A historical example of this is the Texas city of Austin, where city planning documents detail how segregating the city racially led to just that.
“They basically said, ‘Look, if we segregate our city racially, and we put all Hispanic residents in one, you know, one side of town that enables us to then put all of our waste storage facilities on that part of town too, because it’s politically expedient.’”
“And these authentic communities don’t have the political power to resist.”
Political, another dimension, refers to issues of race and representation in American politics, especially as white voters make up a smaller and smaller chunk of the electorate and they increasingly adopt policies that aim to empower themselves and deny political power to other voters.
Carrillo listed off a number of methods, such as gerrymandering, voter restrictions, false claims of voter fraud, census manipulation and the invalidation of key sections of the Voting Rights Act.
“So this is part of a long-standing tradition of racial conservatism in the U.S. that has been hostile to fully incorporating people of color as equal participants in democracy,” Carrillo said, adding that “you’ve started to see these really intense arguments in favor of electoral college that you didn’t see, five years ago, 10 years ago.”
Third, Carrillo’s cognitive dimension looks at how racial identity plays into voting behavior, and how politicians capitalize on this. In particular, the “spillover of racialization” has turned any partisan issue into a racial issue, according to some research.
“Research found that highly visible symbols of racial progress, such as the presidency of Barack Obama, primed racial attitudes among conservative voters, as they interpreted his policy achievements through a racial lens,” which according to Carrillo, bled into the broader political conversation.
“[Other research] found that racial resentment and not economic anxiety was the best predictor for whether someone would cast a vote for Trump.”
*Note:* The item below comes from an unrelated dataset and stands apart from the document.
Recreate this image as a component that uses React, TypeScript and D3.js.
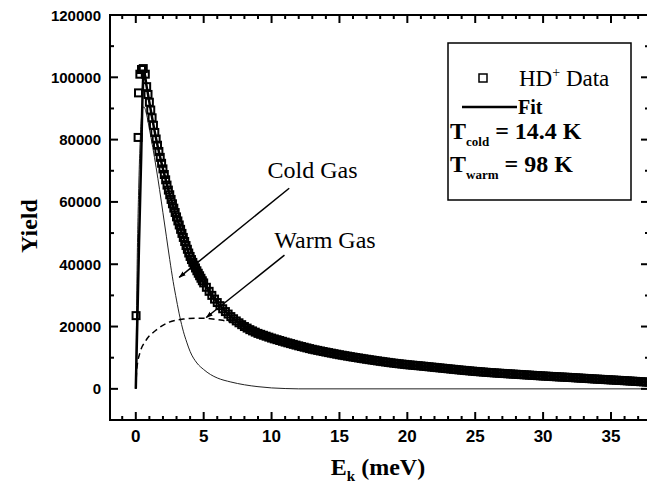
import React from 'react';
import * as d3 from 'd3';

// ---------- data ----------
const dataE = [
  0.02, 0.17, 0.2, 0.3, 0.42, 0.55, 0.7,
  0.8, 0.9, 1.0, 1.1, 1.2, 1.3, 1.4, 1.5, 1.6, 1.7, 1.8, 1.9,
  2.0, 2.1, 2.2, 2.3, 2.4, 2.5, 2.6, 2.7, 2.8, 2.9,
  3.0, 3.1, 3.2, 3.3, 3.4, 3.5, 3.6, 3.7, 3.8, 3.9,
  4.0, 4.1, 4.2, 4.3, 4.4, 4.5, 4.6, 4.7, 4.8, 4.9, 5.0,
  5.2, 5.4, 5.6, 5.8, 6.0, 6.2, 6.4, 6.6, 6.8, 7.0, 7.2, 7.4, 7.6, 7.8,
  8.0, 8.2, 8.4, 8.6, 8.8, 9.0, 9.2, 9.4, 9.6, 9.8,
  10.0, 10.2, 10.4, 10.6, 10.8, 11.0, 11.2, 11.4, 11.6, 11.8,
  12.0, 12.2, 12.4, 12.6, 12.8, 13.0, 13.2, 13.4, 13.6, 13.8,
  14.0, 14.2, 14.4, 14.6, 14.8, 15.0, 15.2, 15.4, 15.6, 15.8,
  16.0, 16.2, 16.4, 16.6, 16.8, 17.0, 17.2, 17.4, 17.6, 17.8,
  18.0, 18.2, 18.4, 18.6, 18.8, 19.0, 19.2, 19.4, 19.6, 19.8,
  20.0, 20.2, 20.4, 20.6, 20.8, 21.0, 21.2, 21.4, 21.6, 21.8,
  22.0, 22.2, 22.4, 22.6, 22.8, 23.0, 23.2, 23.4, 23.6, 23.8,
  24.0, 24.2, 24.4, 24.6, 24.8, 25.0, 25.2, 25.4, 25.6, 25.8,
  26.0, 26.2, 26.4, 26.6, 26.8, 27.0, 27.2, 27.4, 27.6, 27.8,
  28.0, 28.2, 28.4, 28.6, 28.8, 29.0, 29.2, 29.4, 29.6, 29.8,
  30.0, 30.2, 30.4, 30.6, 30.8, 31.0, 31.2, 31.4, 31.6, 31.8,
  32.0, 32.2, 32.4, 32.6, 32.8, 33.0, 33.2, 33.4, 33.6, 33.8,
  34.0, 34.2, 34.4, 34.6, 34.8, 35.0, 35.2, 35.4, 35.6, 35.8,
  36.0, 36.2, 36.4, 36.6, 36.8, 37.0, 37.2, 37.4, 37.6, 37.8,
];
const dataYield = [
  23500, 80700, 95000, 101000, 102500, 102800, 101000,
  97000, 94500, 92000, 89500, 87000, 84600, 82300, 80200, 78200, 76200, 74300, 72400,
  70600, 68800, 67100, 65400, 63800, 62300, 60800, 59400, 58000, 56600,
  55200, 53900, 52600, 51200, 49900, 48600, 47300, 46000, 44800, 43600,
  42500, 41500, 40600, 39700, 38800, 37900, 37100, 36300, 35500, 34700, 34000,
  32600, 31300, 30000, 28800, 27700, 26700, 25700, 24800, 24000, 23200, 22500, 21800, 21200, 20600,
  20000, 19500, 19000, 18600, 18200, 17800, 17500, 17200, 16900, 16600,
  16300, 16030, 15780, 15520, 15260, 15000, 14760, 14520, 14280, 14040,
  13800, 13580, 13360, 13140, 12920, 12700, 12520, 12340, 12160, 11980,
  11800, 11630, 11460, 11290, 11120, 10950, 10800, 10650, 10500, 10350,
  10200, 10060, 9920, 9780, 9640, 9500, 9370, 9240, 9110, 8980,
  8850, 8730, 8610, 8490, 8370, 8250, 8150, 8050, 7950, 7850,
  7750, 7670, 7590, 7510, 7430, 7350, 7260, 7170, 7080, 6990,
  6900, 6810, 6720, 6630, 6540, 6450, 6360, 6270, 6180, 6090,
  6000, 5920, 5840, 5760, 5680, 5600, 5530, 5460, 5390, 5320,
  5250, 5190, 5130, 5070, 5010, 4950, 4900, 4840, 4790, 4730,
  4680, 4620, 4570, 4510, 4460, 4400, 4350, 4290, 4240, 4180,
  4130, 4080, 4030, 3980, 3930, 3880, 3830, 3790, 3740, 3700,
  3650, 3600, 3540, 3490, 3430, 3380, 3330, 3280, 3220, 3170,
  3120, 3070, 3020, 2970, 2920, 2870, 2820, 2770, 2720, 2670,
  2620, 2570, 2510, 2460, 2400, 2350, 2290, 2240, 2180, 2120,
];

const fitE = [0, 0.12, 0.24, 0.4, 0.5, 0.6, 0.8, 1, 1.5, 2, 2.5, 3, 3.5, 4, 4.5, 5, 6, 7, 8, 9, 10, 12, 14, 16, 18, 20, 22, 25, 28, 31, 34, 37.8];
const fitYield = [0, 23000, 47000, 75000, 95000, 102000, 97000, 92000, 80200, 70600, 62300, 55200, 48600, 42500, 37900, 34000, 27700, 23200, 20000, 17800, 16300, 13800, 11800, 10200, 8850, 7750, 6900, 5600, 4680, 3880, 3120, 2120];

const coldE = [0, 0.1, 0.2, 0.3, 0.4, 0.5, 0.6, 0.8, 1.0, 1.25, 1.5, 1.75, 2.0, 2.25, 2.5, 2.75, 3.0, 3.25, 3.5, 3.75, 4.0, 4.5, 5.0, 5.5, 6.0, 7.0, 8.0, 9.0, 10, 11, 12, 37.8];
const coldYield = [0, 40000, 62000, 77000, 86000, 90000, 90500, 88000, 83500, 77500, 71000, 64000, 56500, 49000, 41500, 34500, 28500, 23000, 18500, 15000, 12000, 8300, 6200, 4600, 3500, 2200, 1300, 700, 300, 100, 0, 0];

const warmE = [0, 0.05, 0.12, 0.3, 0.74, 1.48, 2.46, 3.5, 4.5, 5.5, 6.4, 7.4, 8.5, 10, 12, 15, 20, 25, 30, 37.8];
const warmYield = [0, 5000, 8000, 11500, 15500, 18800, 21400, 22400, 22700, 22500, 22000, 20900, 19000, 16500, 13900, 11000, 7750, 5600, 4130, 2120];

const xMajor = [0, 5, 10, 15, 20, 25, 30, 35];
const yMajor = [0, 20000, 40000, 60000, 80000, 100000, 120000];
const xMinor = [-1, 1, 2, 3, 4, 6, 7, 8, 9, 11, 12, 13, 14, 16, 17, 18, 19, 21, 22, 23, 24, 26, 27, 28, 29, 31, 32, 33, 34, 36, 37];
const yMinor = [10000, 30000, 50000, 70000, 90000, 110000];

// annotations in data coordinates
const coldArrow = { from: [11.3, 64400], to: [3.2, 35800] };
const warmArrow = { from: [10.95, 42900], to: [5.19, 22900] };
const coldLabel = { e: 9.7, y: 67700, text: 'Cold Gas' };
const warmLabel = { e: 10.2, y: 45100, text: 'Warm Gas' };

const SERIF = '"Liberation Serif", "Times New Roman", serif';
const SANS = '"Liberation Sans", Arial, sans-serif';

export default function App() {
  const W = 647, H = 487;
  const L = 110, T = 15, R = 649, B = 420;
  const x = d3.scaleLinear().domain([-1.9, 37.8]).range([L, R]);
  const y = d3.scaleLinear().domain([-10000, 120000]).range([B, T]);

  const line = d3.line<[number, number]>()
    .x(d => x(d[0])).y(d => y(d[1]))
    .curve(d3.curveMonotoneX);

  const fitPath = line(fitE.map((e, i) => [e, fitYield[i]]))!;
  const coldPath = line(coldE.map((e, i) => [e, coldYield[i]]))!;
  const warmPath = line(warmE.map((e, i) => [e, warmYield[i]]))!;

  const sq = 7;
  const majLen = 8, minLen = 4;

  return (
    <svg width={W} height={H} style={{ position: 'absolute', left: 0, top: 0, background: '#fff' }}>
      <defs>
        <clipPath id="plotclip">
          <rect x={L} y={T} width={R - L} height={B - T} />
        </clipPath>
        <marker id="arrowhead" viewBox="0 0 10 10" refX="9" refY="5" markerWidth="7" markerHeight="7" orient="auto" markerUnits="userSpaceOnUse">
          <path d="M0,1.5 L10,5 L0,8.5 Z" fill="#000" />
        </marker>
      </defs>
      <rect x={0} y={0} width={W} height={H} fill="#fff" />

      <g clipPath="url(#plotclip)">
        {/* cold gas */}
        <path d={coldPath} fill="none" stroke="#222" strokeWidth={1} />
        {/* warm gas */}
        <path d={warmPath} fill="none" stroke="#000" strokeWidth={1.5} strokeDasharray="6,4" />
        {/* fit */}
        <path d={fitPath} fill="none" stroke="#000" strokeWidth={2.5} />
        {/* data */}
        {dataE.map((e, i) => (
          <rect key={i} x={x(e) - sq / 2} y={y(dataYield[i]) - sq / 2} width={sq} height={sq}
            fill="none" stroke="#000" strokeWidth={2} />
        ))}
      </g>

      {/* arrows */}
      <line x1={x(coldArrow.from[0])} y1={y(coldArrow.from[1])} x2={x(coldArrow.to[0])} y2={y(coldArrow.to[1])}
        stroke="#000" strokeWidth={1.5} markerEnd="url(#arrowhead)" />
      <line x1={x(warmArrow.from[0])} y1={y(warmArrow.from[1])} x2={x(warmArrow.to[0])} y2={y(warmArrow.to[1])}
        stroke="#000" strokeWidth={1.5} markerEnd="url(#arrowhead)" />
      <text x={x(coldLabel.e)} y={y(coldLabel.y)} fontFamily={SERIF} fontSize={24} fill="#000">{coldLabel.text}</text>
      <text x={x(warmLabel.e)} y={y(warmLabel.y)} fontFamily={SERIF} fontSize={24} fill="#000">{warmLabel.text}</text>

      {/* frame */}
      <rect x={L} y={T} width={R - L} height={B - T} fill="none" stroke="#000" strokeWidth={2} />

      {/* x ticks bottom & top */}
      {xMajor.map(v => (
        <g key={'xM' + v}>
          <line x1={x(v)} x2={x(v)} y1={B} y2={B - majLen} stroke="#000" strokeWidth={2} />
          <line x1={x(v)} x2={x(v)} y1={T} y2={T + majLen} stroke="#000" strokeWidth={2} />
          <text x={x(v)} y={442} textAnchor="middle" fontFamily={SANS} fontWeight="bold" fontSize={17}>{v}</text>
        </g>
      ))}
      {xMinor.map(v => (
        <g key={'xm' + v}>
          <line x1={x(v)} x2={x(v)} y1={B} y2={B - minLen} stroke="#000" strokeWidth={2} />
          <line x1={x(v)} x2={x(v)} y1={T} y2={T + minLen} stroke="#000" strokeWidth={2} />
        </g>
      ))}
      {/* y ticks left & right */}
      {yMajor.map(v => (
        <g key={'yM' + v}>
          <line x1={L} x2={L + majLen} y1={y(v)} y2={y(v)} stroke="#000" strokeWidth={2} />
          <line x1={R} x2={R - majLen} y1={y(v)} y2={y(v)} stroke="#000" strokeWidth={2} />
          <text x={101} y={y(v) + 5.5} textAnchor="end" fontFamily={SANS} fontWeight="bold" fontSize={15}>{v}</text>
        </g>
      ))}
      {yMinor.map(v => (
        <g key={'ym' + v}>
          <line x1={L} x2={L + minLen} y1={y(v)} y2={y(v)} stroke="#000" strokeWidth={2} />
          <line x1={R} x2={R - minLen} y1={y(v)} y2={y(v)} stroke="#000" strokeWidth={2} />
        </g>
      ))}

      {/* axis titles */}
      <text transform="translate(37,226) rotate(-90)" textAnchor="middle" fontFamily={SERIF} fontWeight="bold" fontSize={24}>Yield</text>
      <text x={378} y={475} textAnchor="middle" fontFamily={SERIF} fontWeight="bold" fontSize={24}>
        E<tspan fontSize={15} dy={6}>k</tspan><tspan dy={-6}> (meV)</tspan>
      </text>

      {/* legend */}
      <rect x={448} y={43} width={183} height={157} fill="#fff" stroke="#000" strokeWidth={1.5} />
      <rect x={483 - 4} y={78 - 4} width={8} height={8} fill="none" stroke="#000" strokeWidth={1.5} />
      <text x={519} y={86} fontFamily={SERIF} fontSize={23}>
        HD<tspan fontSize={14} dy={-9}>+</tspan><tspan dy={9}> Data</tspan>
      </text>
      <line x1={462} x2={517} y1={107} y2={107} stroke="#000" strokeWidth={2.5} />
      <text x={518} y={114} fontFamily={SERIF} fontWeight="bold" fontSize={20}>Fit</text>
      <text x={450} y={139} fontFamily={SERIF} fontWeight="bold" fontSize={24}>
        T<tspan fontSize={13} dy={7}>cold</tspan><tspan dy={-7}> = 14.4 K</tspan>
      </text>
      <text x={450} y={172} fontFamily={SERIF} fontWeight="bold" fontSize={24}>
        T<tspan fontSize={13} dy={7}>warm</tspan><tspan dy={-7}> = 98 K</tspan>
      </text>
    </svg>
  );
}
These factors all play into one another, however, spatial segregation underpins everything, Carrillo says. With spatial segregation, people don’t have to confront the reality that they live in a shared world, “and it creates this impression that we don’t have shared problems.”
Some sociologists have even argued that this separation is the most “pernicious” type of racial discrimination, because once that happens, segregation extends to “almost every other dimension of life,” Carrillo said.